Un an après l’effondrement du 4 rue Saint Rome, le site s’est transformé en décharge sauvage. Entre pneus, déchets et palissades défoncées, la mairie se heurte à la lenteur des démarches privées.
Il y a quelques semaines, Paul, un habitant du quartier, arpentait les ruelles animées de Toulouse. Lorsqu’il passe devant le numéro 4 de la rue Saint Rome, quelque chose l’interpelle. Derrière les grilles déformées, là où l’immeuble s’est effondré un an plus tôt, ce ne sont pas seulement les gravats qui subsistent, mais un désordre bien installé : déchets, pneus, canettes, tags. Une décharge à ciel ouvert s’est peu à peu substituée aux ruines.
Pour ce Toulousain, c’est incompréhensible. « Cela crée une impression de terrain vague et d’abandon choquant en plein cœur du Vieux Toulouse. Un secteur sauvegardé au pied d’une tour capitulaire du XVIe siècle. C’est une honte pour un quartier aussi touristique », avoue-t-il.

Le 9 mars 2024, en pleine nuit, l’immeuble qui se trouvait jadis à cette adresse s’est effondré brutalement. Fragilisé par l’apparition de fissures et la chute d’un mur porteur, il a été évacué quelques jours plus tôt. Aucun blessé, mais une onde de choc dans le quartier. La zone a été rapidement sécurisée : gravats déblayés, rue barrée, palissades installées. Un an plus tard, pourtant, le cratère laissé par l’effondrement est toujours visible et l’état de la parcelle s’est détérioré.

Pneus, détritus et autres déchets s’entassent derrière les barrières que certains n’hésitent pas à franchir pour y déposer des encombrants. Le site, livré à lui-même, est devenu un point noir du centre-ville. Claire Nison, élue en charge de ces questions, s’agace de cette situation : « On a déblayé les gravats. Le terrain est sécurisé mais il appartient aux propriétaires de voir ce qu’ils vont faire de leur terrain. Ce n’est pas à nous de venir déblayer les pneus ou les déchets à l’intérieur, c’est au syndicat de copropriété ou aux propriétaires de le faire ».
Un problème d’incivilité
La municipalité a remplacé certaines palissades endommagées, mais la parcelle reste privée, hors du périmètre d’action directe de la ville. Et la prolifération des déchets n’est, selon l’élue, qu’un symptôme d’un problème plus large. Elle avoue que, « c’est une incivilité comme on peut avoir partout en ville. Nous ne pouvons pas surveiller le site. Nous n’avons pas de caméras ».

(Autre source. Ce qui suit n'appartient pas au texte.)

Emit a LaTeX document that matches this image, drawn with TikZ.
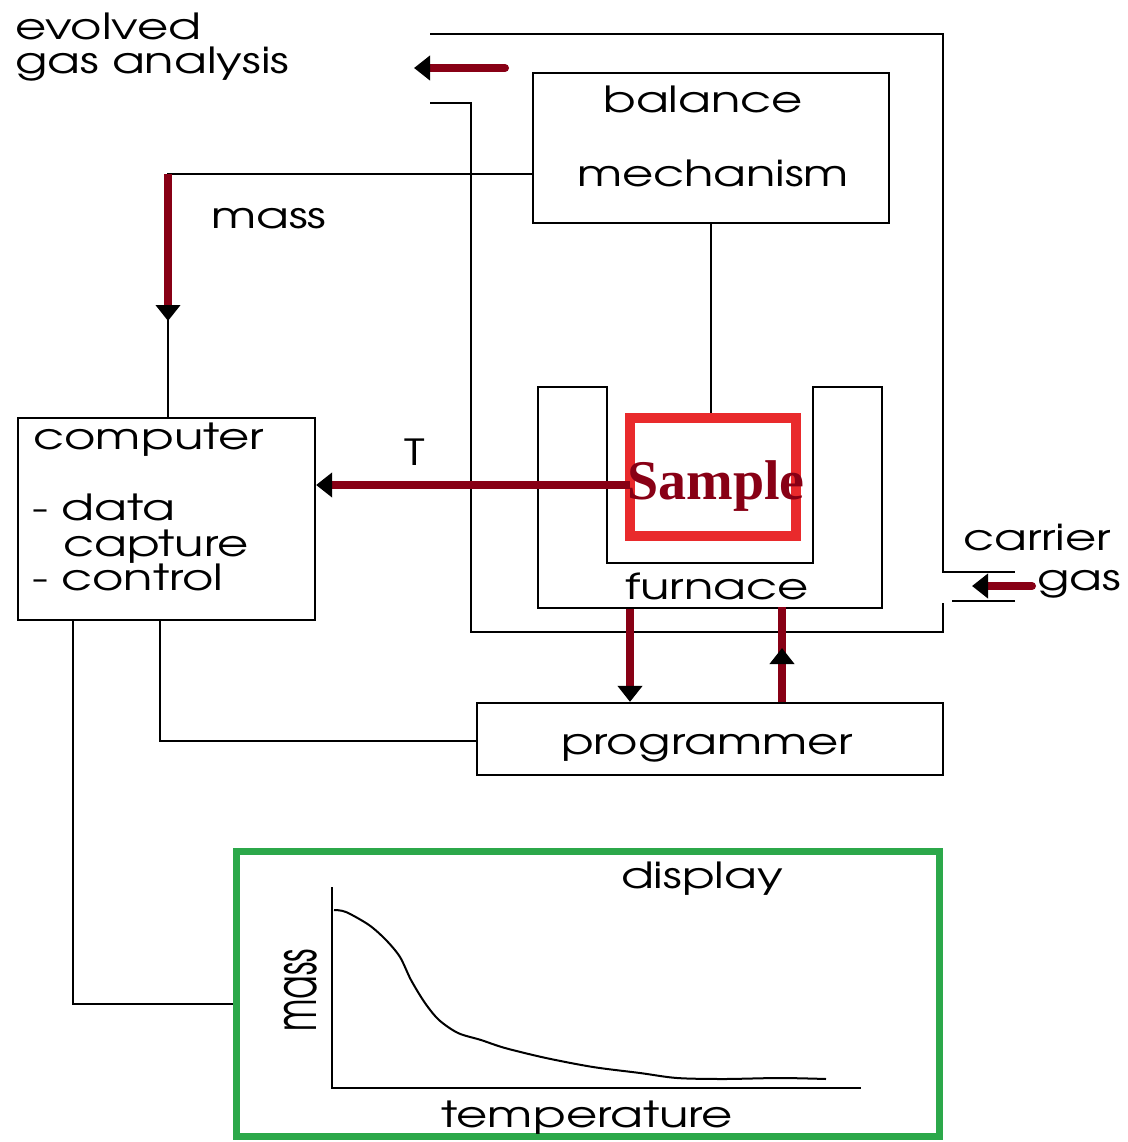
\documentclass[tikz,border=0pt]{standalone}
\usepackage{graphicx}
\usepackage{fontspec}
\setmainfont{TeX Gyre Adventor}
\newfontfamily\serifbold{Liberation Serif}
\usetikzlibrary{arrows.meta}
\definecolor{flowred}{HTML}{880015}
\definecolor{samplered}{HTML}{E92A2C}
\definecolor{dispgreen}{HTML}{2CA84A}
% wide, low lettering as in the scanned figure
\newcommand{\sq}[1]{\scalebox{1}[0.75]{#1}}

\begin{document}
\begin{tikzpicture}[x=1pt,y=-1pt,
		box/.style={draw, line width=2.2pt, inner sep=0pt},
		wire/.style={line width=2pt},
		flow/.style={line width=8pt, flowred},
		blacktip/.style={-{Triangle[color=black, length=16pt, width=24pt]}},
		lbl/.style={inner sep=0pt, font=\fontsize{48}{52}\selectfont}]
	\useasboundingbox (0,0) rectangle (1127,1142);
	
	% Gas path round the furnace
	\draw[wire] (430,34) -- (943,34) -- (943,572) -- (1015,572);
	\draw[wire] (1015,601) -- (952,601);
	\draw[wire] (943,603) -- (943,632) -- (471,632) -- (471,103) -- (430,103);
	
	% Evolved gas analysis
	\node[lbl, anchor=base west] (ega1) at (15,40) {\sq{evolved}};
	\node[lbl, anchor=base west] (ega2) at (15,74) {\sq{gas analysis}};
	\coordinate (egaout) at (505,68);
	\coordinate (egatip) at (414,68);
	\draw[flow, blacktip, line cap=round] (egaout) -- (egatip);
	
	% Balance mechanism
	\node[box, minimum width=356pt, minimum height=150pt] (balance) at (711,148) {};
	\node[lbl, anchor=base] (baltxt) at (703,113) {\sq{balance}};
	\node[lbl, anchor=base] (mechtxt) at (713,186) {\sq{mechanism}};
	
	% Mass signal to the computer
	\coordinate (masscorner) at (168,174);
	\coordinate (massin) at (168,321);
	\node[lbl, anchor=base west] (masslbl) at (211,228) {\sq{mass}};
	
	% Computer
	\node[box, minimum width=297pt, minimum height=202pt] (computer) at (166.5,519) {};
	\node[lbl, anchor=base west] (comptxt) at (33,449) {\sq{computer}};
	\node[lbl, anchor=base west] (datatxt) at (32,520) {\sq{- data}};
	\node[lbl, anchor=base west] (capttxt) at (63,556) {\sq{capture}};
	\node[lbl, anchor=base west] (ctrltxt) at (32,590) {\sq{- control}};
	
	\draw[wire] (masscorner -| balance.west) -- (masscorner) -- (masscorner |- computer.north);
	\draw[flow, blacktip] (masscorner) -- (massin);
	
	% Furnace
	\draw[wire] (538,387) -- (538,608) -- (882,608) -- (882,387) -- (813,387)
		-- (813,563) -- (607,563) -- (607,387) -- cycle;
	\node[lbl, anchor=base] (furnace) at (717,599) {\sq{furnace}};
	
	% Sample
	\node[draw=samplered, line width=10pt, minimum width=166pt, minimum height=118pt, inner sep=0pt] (sample) at (713,477) {};
	\draw[wire] (balance.south) -- (balance.south |- sample.north);
	
	% Temperature signal
	\coordinate (tsrc) at (630,485);
	\draw[flow, blacktip] (tsrc) -- (tsrc -| computer.east);
	\node[lbl, anchor=base] (tlbl) at (415,465) {\sq{T}};
	\node[anchor=base, inner sep=0pt, text=flowred, font=\serifbold\bfseries\fontsize{56}{60}\selectfont] (samplelbl) at (716,499) {Sample};
	
	% Programmer
	\node[box, minimum width=466pt, minimum height=72pt] (programmer) at (710,739) {};
	\node[lbl, anchor=base] (progtxt) at (707,754) {\sq{programmer}};
	\draw[wire] ([xshift=-6.5pt]computer.south) |- ([yshift=-2pt]programmer.west);
	
	\coordinate (fout) at (630,609);
	\draw[flow, blacktip] (fout) -- (fout |- programmer.north);
	\coordinate (fin) at (782,607);
	\coordinate (finmid) at (782,648);
	\draw[flow] (fin |- programmer.north) -- (fin);
	\draw[flow, blacktip] (fin |- programmer.north) -- (finmid);
	
	% Carrier gas
	\node[lbl, anchor=base west] (carrtxt) at (963,550) {\sq{carrier}};
	\node[lbl, anchor=base west] (gastxt) at (1037,590) {\sq{gas}};
	\coordinate (gasin) at (1032,586);
	\coordinate (gasend) at (972,586);
	\draw[flow, blacktip, line cap=round] (gasin) -- (gasend);
	
	% Display
	\node[draw=dispgreen, line width=7pt, minimum width=703pt, minimum height=285pt, inner sep=0pt] (display) at (587.5,993.5) {};
	\draw[wire] ([xshift=-93.5pt]computer.south) |- ([yshift=-10pt]display.west);
	\node[lbl, anchor=base] (disptxt) at (702,888) {\sq{display}};
	\draw[wire] (332,887) -- (332,1088) -- (861,1088);
	\draw[line width=2pt] plot[smooth] coordinates {(334,910) (346,912) (369,925) (386,940)
		(400,957) (411,980) (425,1003) (439,1020) (458,1033) (481,1040) (505,1048)
		(546,1058) (593,1067) (640,1073) (677,1078) (724,1079) (780,1078) (826,1079)};
	\node[lbl, rotate=90, anchor=base] (ylbl) at (316,990) {\scalebox{0.72}[1.2]{mass}};
	\node[lbl, anchor=base] (xlbl) at (587,1127) {\sq{temperature}};
\end{tikzpicture}
\end{document}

Bien que les signalements soient peu nombreux, la mairie reconnaît que la situation se dégrade. « On sait que ça commence à s’accumuler, il y a quelques dépôts. Je les ai vus, témoigne l’élue. On va faire débarrasser, puis on va faire resserrer le barriérage ». Le reste de l’entretien du terrain relève des propriétaires. « Ce n’est pas à nous de déblayer, c’est au syndicat de gestion ou aux propriétaires », tranche la conseillère municipale.
« On pourrait enclencher une mise en demeure »

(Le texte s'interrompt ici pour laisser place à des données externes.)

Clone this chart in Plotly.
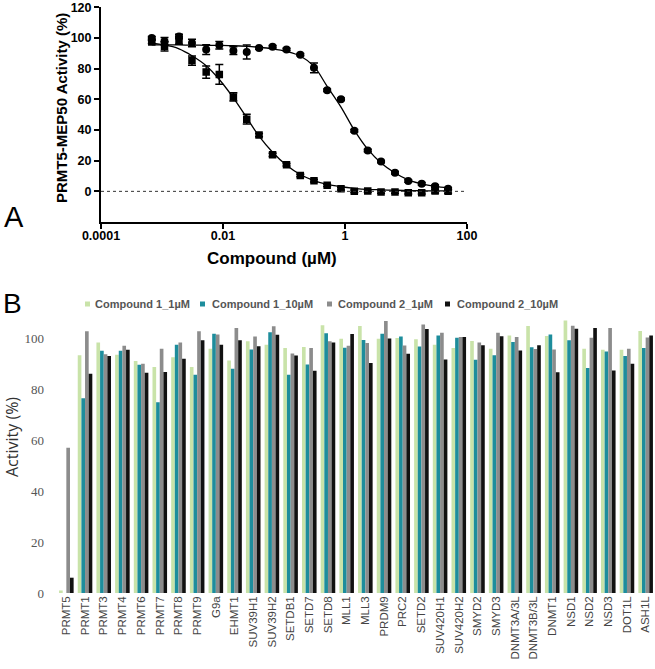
import plotly.graph_objects as go

W, H = 655, 669

# ---------------- Panel A data ----------------
conc = [0.00068, 0.0011, 0.0019, 0.0031, 0.0053, 0.0087, 0.0148, 0.0245, 0.039, 0.065,
        0.11, 0.185, 0.31, 0.51, 0.86, 1.42, 2.36, 3.9, 6.6, 10.9, 18.1, 30, 49]
circle_vals = [100, 97.9, 101, 96.8, 92.5, 95.3, 91.8, 90.9, 93.5, 94.4, 92.5, 89.2, 80.6,
               65.9, 60.1, 39.5, 26.6, 19.4, 12.1, 6.7, 5.0, 3.4, 1.7]
circle_err = [1, 2.5, 1.5, 2.5, 3.2, 2.5, 2.5, 4.5, 0.8, 0.8, 0.8, 0.8, 3.2, 0.8, 0.8, 0.8,
              0.8, 0.8, 0.8, 0.8, 0.8, 0.8, 0.8]
circle_fit = [95.5, 95.5, 95.5, 95.4, 95.3, 95.2, 95, 94.6, 94, 93, 91.3, 88.3, 81.5, 68.5,
              55, 40, 27.5, 18.5, 12, 7.5, 4.8, 3.2, 2.3]
square_vals = [97.4, 94.6, 98, 85.3, 77.8, 76.3, 61.6, 47.1, 36.7, 23.8, 17.3, 10.4, 6.9,
               3.9, 1.7, 0, 0.2, -0.5, -0.5, -0.9, -0.9, 0.2, 0]
square_err = [1, 3, 2, 3, 4, 6.5, 2.7, 3.2, 1, 1, 0.8, 0.8, 0.8, 0.8, 0.8, 0.8, 0.8, 0.8,
              0.8, 0.8, 0.8, 1.2, 1.2]
square_fit = [96.5, 95.5, 93, 88.5, 82, 73, 61, 48, 36, 25.5, 17, 11, 7, 4.5, 3, 2, 1.3,
              1, 0.7, 0.5, 0.4, 0.3, 0.3]
a_xticks = [0.0001, 0.01, 1, 100]
a_xticktext = ["0.0001", "0.01", "1", "100"]
a_yticks = [0, 20, 40, 60, 80, 100, 120]

# ---------------- Panel B data ----------------
targets = ["PRMT5", "PRMT1", "PRMT3", "PRMT4", "PRMT6", "PRMT7", "PRMT8", "PRMT9", "G9a",
           "EHMT1", "SUV39H1", "SUV39H2", "SETDB1", "SETD7", "SETD8", "MLL1", "MLL3",
           "PRDM9", "PRC2", "SETD2", "SUV420H1", "SUV420H2", "SMYD2", "SMYD3",
           "DNMT3A/3L", "DNMT3B/3L", "DNMT1", "NSD1", "NSD2", "NSD3", "DOT1L", "ASH1L"]
c1_1uM = [1, 93.2, 98.2, 93.4, 91, 88.6, 92.5, 88.6, 95.8, 91.2, 98.7, 97.4, 96.1, 96.5,
          105, 99.7, 104.7, 99.7, 100, 99.5, 97.4, 96.1, 98.8, 95.8, 101, 104.7, 100.8,
          106.9, 95.8, 95.4, 95.4, 102.7]
c1_10uM = [0, 76.4, 95, 95, 89.5, 74.8, 97.4, 85.6, 101.7, 87.9, 95.5, 102.3, 85.6, 89.6,
           101.9, 96.2, 99.2, 101.7, 100.6, 96.7, 101, 100.1, 91.5, 93.2, 98.4, 96.4,
           101.4, 99.1, 88.2, 94.7, 92.9, 96.1]
c2_1uM = [57, 102.6, 93.6, 97, 89.9, 95.8, 98.2, 102.6, 101.4, 103.9, 100.6, 104.6, 93.9,
          96.1, 98.7, 97, 98, 106.7, 97.1, 105.3, 102.1, 100.4, 98.2, 102.1, 100.4, 95.7,
          95.5, 104.8, 100.1, 103.9, 95.8, 100.2]
c2_10uM = [6, 86, 92.9, 95.4, 86.4, 86.7, 91.9, 99.1, 97.4, 99.1, 96.8, 101.3, 93.1, 87.2,
           98.2, 101.6, 90.2, 99.8, 93.8, 103.5, 91.6, 100.4, 97.2, 100.7, 95.1, 97.2,
           86.6, 103.6, 103.9, 87.3, 89.9, 101]
b_series = ["Compound 1_1µM", "Compound 1_10µM", "Compound 2_1µM", "Compound 2_10µM"]
b_colors = ["#c9e3a9", "#1d8d9c", "#8c8c8c", "#111111"]
b_yticks = [0, 20, 40, 60, 80, 100]

fig = go.Figure()

# Panel A fits
for fit in (circle_fit, square_fit):
    fig.add_trace(go.Scatter(x=conc, y=fit, mode="lines", line=dict(color="black", width=1.3,
                                                                    shape="spline"),
                             xaxis="x", yaxis="y", hoverinfo="skip"))
# Panel A points
fig.add_trace(go.Scatter(x=conc, y=circle_vals, mode="markers",
                         marker=dict(symbol="circle", size=8, color="black"),
                         error_y=dict(type="data", array=circle_err, color="black",
                                      thickness=1.5, width=4),
                         xaxis="x", yaxis="y", name="circle"))
fig.add_trace(go.Scatter(x=conc, y=square_vals, mode="markers",
                         marker=dict(symbol="square", size=7.5, color="black"),
                         error_y=dict(type="data", array=square_err, color="black",
                                      thickness=1.5, width=4),
                         xaxis="x", yaxis="y", name="square"))

# Panel B bars
for name, vals, col in zip(b_series, [c1_1uM, c1_10uM, c2_1uM, c2_10uM], b_colors):
    fig.add_trace(go.Bar(x=targets, y=vals, name=name, marker=dict(color=col, line=dict(width=0)),
                         xaxis="x2", yaxis="y2"))

bold_font = dict(family="Arial, Liberation Sans", size=12.5, color="black", weight="bold")

def px(x):
    return x / W

def py(y):
    return 1 - y / H

def ann(text, x, y, size, color="black", angle=0, family="Arial, Liberation Sans",
        xanchor="center"):
    return dict(text=text, x=px(x), y=py(y), xref="paper", yref="paper", textangle=angle,
                showarrow=False, xanchor=xanchor, yanchor="middle",
                font=dict(family=family, size=size, color=color))

annotations = [
    ann("<b>PRMT5-MEP50 Activity (%)</b>", 61, 108, 15, angle=-90),
    ann("<b>Compound (µM)</b>", 272, 258, 17),
    ann("A", 14, 217, 29),
    ann("B", 12, 303, 28),
    ann("Activity (%)", 12, 437, 16, color="#333333", angle=-90,
        family="Open Sans, Liberation Sans"),
]

shapes = [
    dict(type="line", xref="x domain", yref="y", x0=0, x1=1, y0=0, y1=0,
         line=dict(color="#333333", width=1, dash="dot")),
]

legend_marker_x = [88, 203, 330, 448]
legend_text_x = [93, 210, 336, 455]
for name, col, mx, tx in zip(b_series, b_colors, legend_marker_x, legend_text_x):
    shapes.append(dict(type="rect", xref="paper", yref="paper",
                       x0=px(mx - 3), x1=px(mx + 2), y0=py(306.5), y1=py(301.5),
                       fillcolor=col, line=dict(width=0)))
    annotations.append(ann("<b>" + name + "</b>", tx, 304, 11, color="#555555",
                           xanchor="left"))

fig.update_layout(
    width=W, height=H, margin=dict(l=0, r=0, t=0, b=0, autoexpand=False),
    paper_bgcolor="white", plot_bgcolor="white", showlegend=False,
    barmode="group", bargap=0.22, bargroupgap=0,
    xaxis=dict(type="log", range=[-4, 2], domain=[px(101), px(467)], anchor="y",
               automargin=False, ticklabelstandoff=-4,
               showline=True, linewidth=2, linecolor="black", ticks="outside", ticklen=5,
               tickwidth=2, tickcolor="black", tickvals=a_xticks, ticktext=a_xticktext,
               tickfont=bold_font, showgrid=False, zeroline=False),
    yaxis=dict(range=[-20, 120.6], domain=[py(222), py(6.5)], anchor="x", automargin=False,
               ticklabeloverflow="allow",
               showline=True, linewidth=2, linecolor="black", ticks="outside", ticklen=5,
               tickwidth=2, tickcolor="black", tickvals=a_yticks, tickfont=bold_font,
               showgrid=False, zeroline=False),
    xaxis2=dict(domain=[px(57), 1], range=[-0.5, 31.5], anchor="y2", showline=False,
                automargin=False, ticklabeloverflow="allow",
                ticks="", tickangle=-90, showgrid=False, zeroline=False,
                tickfont=dict(family="Liberation Sans, Arial", size=11.5, color="#444444")),
    yaxis2=dict(domain=[py(593), py(312.5)], range=[0, 110], anchor="x2", showline=False,
                automargin=False,
                ticks="", tickvals=b_yticks, showgrid=False, zeroline=False,
                ticklabelstandoff=12,
                tickfont=dict(family="Liberation Serif, DejaVu Serif", size=13,
                              color="#555555")),
    annotations=annotations, shapes=shapes,
)

fig.write_html("out.html", config={"displayModeBar": False},
               post_script="document.body.style.margin='0';document.body.style.padding='0';")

Le contexte est délicat : le bâtiment appartenait à plusieurs copropriétaires, tous frappés de plein fouet par la catastrophe. « Il faut se mettre à leur place. Ils ont tout perdu. Ils ont des prêts bancaires qui continuent de courir sur un immeuble qui n’existe plus. Ils n’ont plus de rentrées locatives. Franchement, il n’y a personne qui voudrait être à leur place », tempère toutefois Claire Nison.
Pour autant, la mairie ne compte pas laisser ce site se détériorer plus longtemps. « On a un enjeu d’image pour la ville. On ne veut pas non plus que ce terrain se délabre et qu’il devienne effectivement une décharge ».
Un an après le désastre, deux réunions ont déjà rassemblé copropriétaires, syndicats et avocats afin d’enclencher une reconstruction. « Ils nous ont exprimé la volonté de reconstruire. On leur a demandé de revenir avec un projet précis et un calendrier de travaux d’ici le mois d’octobre. On ne veut pas que ça traîne pendant des années », insiste-t-elle. À défaut, la mairie pourrait « enclencher une nouvelle mise en demeure pour obtenir au minimum le nettoyage du terrain ».
En attendant, le 4 rue Saint Rome demeure une dent creuse dans le paysage toulousain, témoin silencieux d’un drame évité de justesse et d’une lente reprise, à l’image d’un quartier qui attend de se reconstruire.